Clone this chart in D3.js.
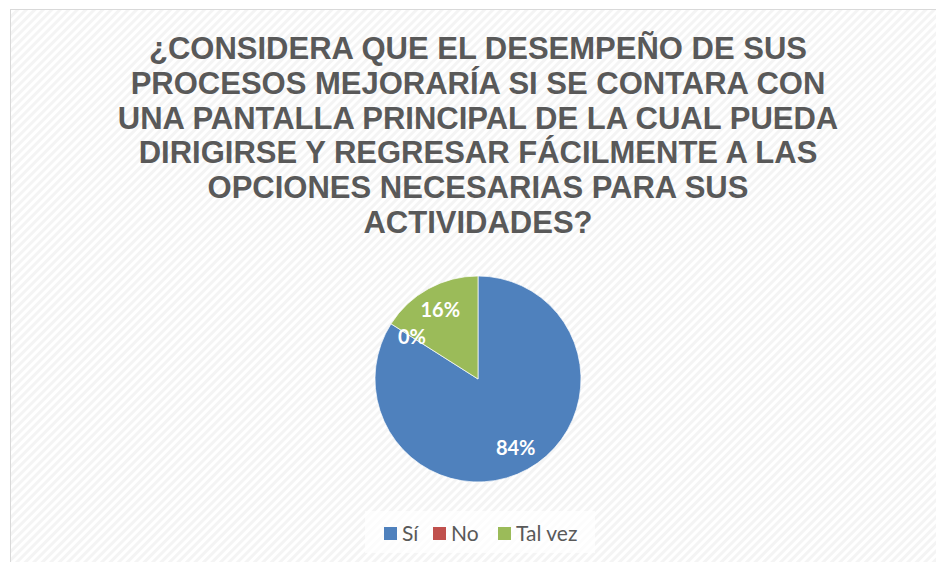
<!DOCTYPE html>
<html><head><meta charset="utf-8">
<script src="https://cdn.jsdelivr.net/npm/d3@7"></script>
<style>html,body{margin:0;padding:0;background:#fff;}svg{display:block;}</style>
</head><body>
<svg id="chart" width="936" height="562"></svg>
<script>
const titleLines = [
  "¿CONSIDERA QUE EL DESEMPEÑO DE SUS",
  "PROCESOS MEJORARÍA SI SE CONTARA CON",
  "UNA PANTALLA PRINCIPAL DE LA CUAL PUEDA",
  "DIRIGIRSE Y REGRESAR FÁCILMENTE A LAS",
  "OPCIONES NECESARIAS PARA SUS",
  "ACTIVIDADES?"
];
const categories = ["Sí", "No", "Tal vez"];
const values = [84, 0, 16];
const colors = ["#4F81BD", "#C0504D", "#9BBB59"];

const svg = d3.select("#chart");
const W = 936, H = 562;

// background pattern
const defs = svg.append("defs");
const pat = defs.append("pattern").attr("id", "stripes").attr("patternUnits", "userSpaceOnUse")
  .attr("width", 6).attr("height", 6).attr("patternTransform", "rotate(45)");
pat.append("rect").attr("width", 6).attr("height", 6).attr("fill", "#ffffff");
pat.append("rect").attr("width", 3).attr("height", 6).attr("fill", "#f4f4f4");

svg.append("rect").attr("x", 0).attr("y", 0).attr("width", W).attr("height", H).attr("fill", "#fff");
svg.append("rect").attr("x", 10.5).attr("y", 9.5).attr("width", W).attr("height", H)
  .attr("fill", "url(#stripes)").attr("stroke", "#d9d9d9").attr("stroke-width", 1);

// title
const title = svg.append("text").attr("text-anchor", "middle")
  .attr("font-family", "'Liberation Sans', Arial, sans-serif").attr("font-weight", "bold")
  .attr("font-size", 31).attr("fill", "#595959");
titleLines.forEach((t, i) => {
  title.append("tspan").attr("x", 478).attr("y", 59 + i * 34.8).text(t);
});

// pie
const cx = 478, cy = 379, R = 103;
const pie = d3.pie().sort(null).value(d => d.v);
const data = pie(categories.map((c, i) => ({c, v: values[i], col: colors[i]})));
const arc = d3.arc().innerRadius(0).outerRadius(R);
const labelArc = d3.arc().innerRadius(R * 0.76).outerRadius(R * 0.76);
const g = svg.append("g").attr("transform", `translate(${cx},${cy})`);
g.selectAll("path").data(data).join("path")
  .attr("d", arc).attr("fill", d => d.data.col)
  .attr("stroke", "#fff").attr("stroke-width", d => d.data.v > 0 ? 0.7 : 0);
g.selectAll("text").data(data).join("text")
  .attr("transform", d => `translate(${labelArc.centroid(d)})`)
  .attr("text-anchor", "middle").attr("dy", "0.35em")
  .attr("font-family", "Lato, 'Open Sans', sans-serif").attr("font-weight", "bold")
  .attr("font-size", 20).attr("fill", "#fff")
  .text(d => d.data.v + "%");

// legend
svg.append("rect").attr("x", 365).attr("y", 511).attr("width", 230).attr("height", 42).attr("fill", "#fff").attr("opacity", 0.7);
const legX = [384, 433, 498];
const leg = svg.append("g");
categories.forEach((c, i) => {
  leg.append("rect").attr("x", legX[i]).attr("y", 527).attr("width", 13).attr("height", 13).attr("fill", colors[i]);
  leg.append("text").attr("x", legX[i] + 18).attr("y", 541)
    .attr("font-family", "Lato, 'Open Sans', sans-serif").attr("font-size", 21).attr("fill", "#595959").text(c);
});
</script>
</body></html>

★ ★ ★ ★

Reproduce the data word for word, excluding its pictures.

Clone this chart in D3.js.
<!DOCTYPE html>
<html><head><meta charset="utf-8">
<script src="https://cdn.jsdelivr.net/npm/d3@7"></script>
<style>html,body{margin:0;padding:0;background:#fff;}svg{display:block;}</style>
</head><body>
<svg id="chart" width="936" height="562"></svg>
<script>
const titleLines = [
  "¿CONSIDERA QUE EL DESEMPEÑO DE SUS",
  "PROCESOS MEJORARÍA SI SE CONTARA CON",
  "UNA PANTALLA PRINCIPAL DE LA CUAL PUEDA",
  "DIRIGIRSE Y REGRESAR FÁCILMENTE A LAS",
  "OPCIONES NECESARIAS PARA SUS",
  "ACTIVIDADES?"
];
const categories = ["Sí", "No", "Tal vez"];
const values = [84, 0, 16];
const colors = ["#4F81BD", "#C0504D", "#9BBB59"];

const svg = d3.select("#chart");
const W = 936, H = 562;

// background pattern
const defs = svg.append("defs");
const pat = defs.append("pattern").attr("id", "stripes").attr("patternUnits", "userSpaceOnUse")
  .attr("width", 6).attr("height", 6).attr("patternTransform", "rotate(45)");
pat.append("rect").attr("width", 6).attr("height", 6).attr("fill", "#ffffff");
pat.append("rect").attr("width", 3).attr("height", 6).attr("fill", "#f4f4f4");

svg.append("rect").attr("x", 0).attr("y", 0).attr("width", W).attr("height", H).attr("fill", "#fff");
svg.append("rect").attr("x", 10.5).attr("y", 9.5).attr("width", W).attr("height", H)
  .attr("fill", "url(#stripes)").attr("stroke", "#d9d9d9").attr("stroke-width", 1);

// title
const title = svg.append("text").attr("text-anchor", "middle")
  .attr("font-family", "'Liberation Sans', Arial, sans-serif").attr("font-weight", "bold")
  .attr("font-size", 31).attr("fill", "#595959");
titleLines.forEach((t, i) => {
  title.append("tspan").attr("x", 478).attr("y", 59 + i * 34.8).text(t);
});

// pie
const cx = 478, cy = 379, R = 103;
const pie = d3.pie().sort(null).value(d => d.v);
const data = pie(categories.map((c, i) => ({c, v: values[i], col: colors[i]})));
const arc = d3.arc().innerRadius(0).outerRadius(R);
const labelArc = d3.arc().innerRadius(R * 0.76).outerRadius(R * 0.76);
const g = svg.append("g").attr("transform", `translate(${cx},${cy})`);
g.selectAll("path").data(data).join("path")
  .attr("d", arc).attr("fill", d => d.data.col)
  .attr("stroke", "#fff").attr("stroke-width", d => d.data.v > 0 ? 0.7 : 0);
g.selectAll("text").data(data).join("text")
  .attr("transform", d => `translate(${labelArc.centroid(d)})`)
  .attr("text-anchor", "middle").attr("dy", "0.35em")
  .attr("font-family", "Lato, 'Open Sans', sans-serif").attr("font-weight", "bold")
  .attr("font-size", 20).attr("fill", "#fff")
  .text(d => d.data.v + "%");

// legend
svg.append("rect").attr("x", 365).attr("y", 511).attr("width", 230).attr("height", 42).attr("fill", "#fff").attr("opacity", 0.7);
const legX = [384, 433, 498];
const leg = svg.append("g");
categories.forEach((c, i) => {
  leg.append("rect").attr("x", legX[i]).attr("y", 527).attr("width", 13).attr("height", 13).attr("fill", colors[i]);
  leg.append("text").attr("x", legX[i] + 18).attr("y", 541)
    .attr("font-family", "Lato, 'Open Sans', sans-serif").attr("font-size", 21).attr("fill", "#595959").text(c);
});
</script>
</body></html>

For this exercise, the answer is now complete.